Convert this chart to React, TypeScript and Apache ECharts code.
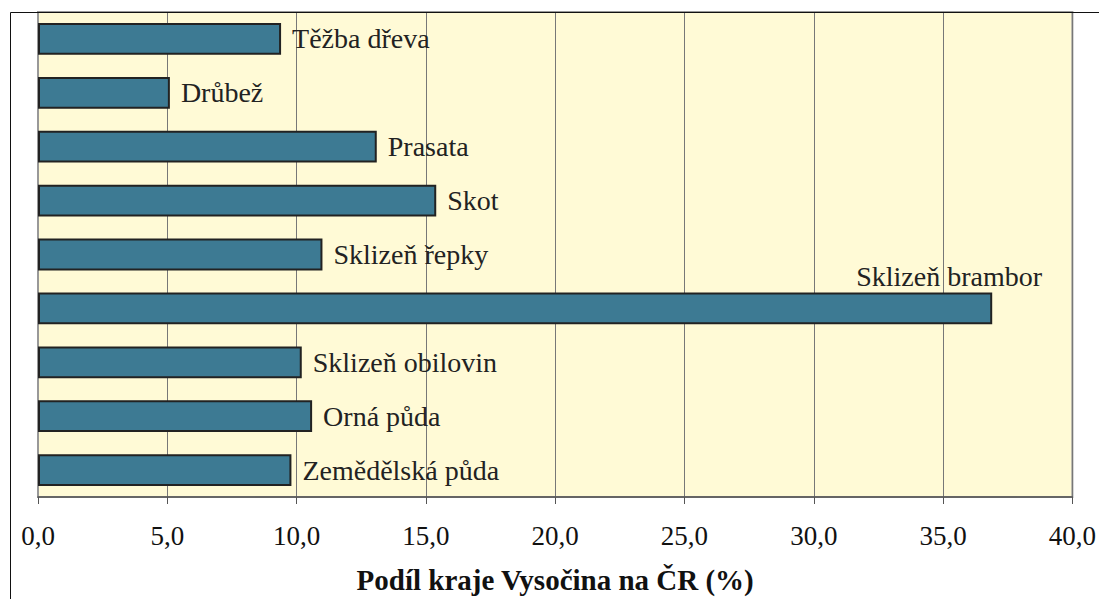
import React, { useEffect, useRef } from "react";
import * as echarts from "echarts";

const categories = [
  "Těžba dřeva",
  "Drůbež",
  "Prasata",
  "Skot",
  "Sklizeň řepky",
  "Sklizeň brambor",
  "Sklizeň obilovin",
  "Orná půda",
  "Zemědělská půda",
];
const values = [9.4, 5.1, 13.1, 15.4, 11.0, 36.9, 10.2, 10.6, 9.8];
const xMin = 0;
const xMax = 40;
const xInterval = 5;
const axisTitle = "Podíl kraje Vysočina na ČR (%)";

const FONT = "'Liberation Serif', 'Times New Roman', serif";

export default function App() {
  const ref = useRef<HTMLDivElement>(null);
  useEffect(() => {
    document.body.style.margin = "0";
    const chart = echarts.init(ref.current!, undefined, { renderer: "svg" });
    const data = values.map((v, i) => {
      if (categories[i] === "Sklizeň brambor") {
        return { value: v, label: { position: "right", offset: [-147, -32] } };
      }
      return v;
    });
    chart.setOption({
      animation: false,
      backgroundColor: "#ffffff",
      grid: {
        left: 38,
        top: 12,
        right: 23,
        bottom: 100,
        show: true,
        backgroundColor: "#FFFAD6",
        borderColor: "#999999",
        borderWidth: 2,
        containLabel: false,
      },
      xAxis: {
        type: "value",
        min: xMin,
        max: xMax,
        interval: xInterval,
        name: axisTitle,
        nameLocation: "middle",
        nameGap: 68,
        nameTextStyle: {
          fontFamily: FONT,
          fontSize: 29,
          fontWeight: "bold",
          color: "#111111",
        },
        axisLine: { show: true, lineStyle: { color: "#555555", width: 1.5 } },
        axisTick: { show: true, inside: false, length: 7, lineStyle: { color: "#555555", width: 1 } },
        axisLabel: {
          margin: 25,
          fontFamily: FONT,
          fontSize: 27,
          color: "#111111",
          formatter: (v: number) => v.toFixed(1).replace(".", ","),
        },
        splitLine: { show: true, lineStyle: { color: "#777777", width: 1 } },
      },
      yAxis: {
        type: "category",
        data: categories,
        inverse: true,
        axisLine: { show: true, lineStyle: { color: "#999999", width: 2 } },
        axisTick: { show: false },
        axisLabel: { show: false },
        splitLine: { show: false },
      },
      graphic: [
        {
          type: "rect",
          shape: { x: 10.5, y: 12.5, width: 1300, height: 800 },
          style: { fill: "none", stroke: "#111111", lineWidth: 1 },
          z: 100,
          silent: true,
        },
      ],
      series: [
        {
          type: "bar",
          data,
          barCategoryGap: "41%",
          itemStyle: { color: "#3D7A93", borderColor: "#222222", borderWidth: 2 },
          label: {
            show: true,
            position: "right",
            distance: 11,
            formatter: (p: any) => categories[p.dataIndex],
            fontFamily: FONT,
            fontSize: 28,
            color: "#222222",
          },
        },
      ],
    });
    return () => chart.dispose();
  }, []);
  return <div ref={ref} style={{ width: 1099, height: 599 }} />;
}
______________________________
REQUIREMENT:
All of the material above is to be copied exactly, except for its images.

EXERCISE OUTPUT:
Convert this chart to React, TypeScript and Apache ECharts code.
import React, { useEffect, useRef } from "react";
import * as echarts from "echarts";

const categories = [
  "Těžba dřeva",
  "Drůbež",
  "Prasata",
  "Skot",
  "Sklizeň řepky",
  "Sklizeň brambor",
  "Sklizeň obilovin",
  "Orná půda",
  "Zemědělská půda",
];
const values = [9.4, 5.1, 13.1, 15.4, 11.0, 36.9, 10.2, 10.6, 9.8];
const xMin = 0;
const xMax = 40;
const xInterval = 5;
const axisTitle = "Podíl kraje Vysočina na ČR (%)";

const FONT = "'Liberation Serif', 'Times New Roman', serif";

export default function App() {
  const ref = useRef<HTMLDivElement>(null);
  useEffect(() => {
    document.body.style.margin = "0";
    const chart = echarts.init(ref.current!, undefined, { renderer: "svg" });
    const data = values.map((v, i) => {
      if (categories[i] === "Sklizeň brambor") {
        return { value: v, label: { position: "right", offset: [-147, -32] } };
      }
      return v;
    });
    chart.setOption({
      animation: false,
      backgroundColor: "#ffffff",
      grid: {
        left: 38,
        top: 12,
        right: 23,
        bottom: 100,
        show: true,
        backgroundColor: "#FFFAD6",
        borderColor: "#999999",
        borderWidth: 2,
        containLabel: false,
      },
      xAxis: {
        type: "value",
        min: xMin,
        max: xMax,
        interval: xInterval,
        name: axisTitle,
        nameLocation: "middle",
        nameGap: 68,
        nameTextStyle: {
          fontFamily: FONT,
          fontSize: 29,
          fontWeight: "bold",
          color: "#111111",
        },
        axisLine: { show: true, lineStyle: { color: "#555555", width: 1.5 } },
        axisTick: { show: true, inside: false, length: 7, lineStyle: { color: "#555555", width: 1 } },
        axisLabel: {
          margin: 25,
          fontFamily: FONT,
          fontSize: 27,
          color: "#111111",
          formatter: (v: number) => v.toFixed(1).replace(".", ","),
        },
        splitLine: { show: true, lineStyle: { color: "#777777", width: 1 } },
      },
      yAxis: {
        type: "category",
        data: categories,
        inverse: true,
        axisLine: { show: true, lineStyle: { color: "#999999", width: 2 } },
        axisTick: { show: false },
        axisLabel: { show: false },
        splitLine: { show: false },
      },
      graphic: [
        {
          type: "rect",
          shape: { x: 10.5, y: 12.5, width: 1300, height: 800 },
          style: { fill: "none", stroke: "#111111", lineWidth: 1 },
          z: 100,
          silent: true,
        },
      ],
      series: [
        {
          type: "bar",
          data,
          barCategoryGap: "41%",
          itemStyle: { color: "#3D7A93", borderColor: "#222222", borderWidth: 2 },
          label: {
            show: true,
            position: "right",
            distance: 11,
            formatter: (p: any) => categories[p.dataIndex],
            fontFamily: FONT,
            fontSize: 28,
            color: "#222222",
          },
        },
      ],
    });
    return () => chart.dispose();
  }, []);
  return <div ref={ref} style={{ width: 1099, height: 599 }} />;
}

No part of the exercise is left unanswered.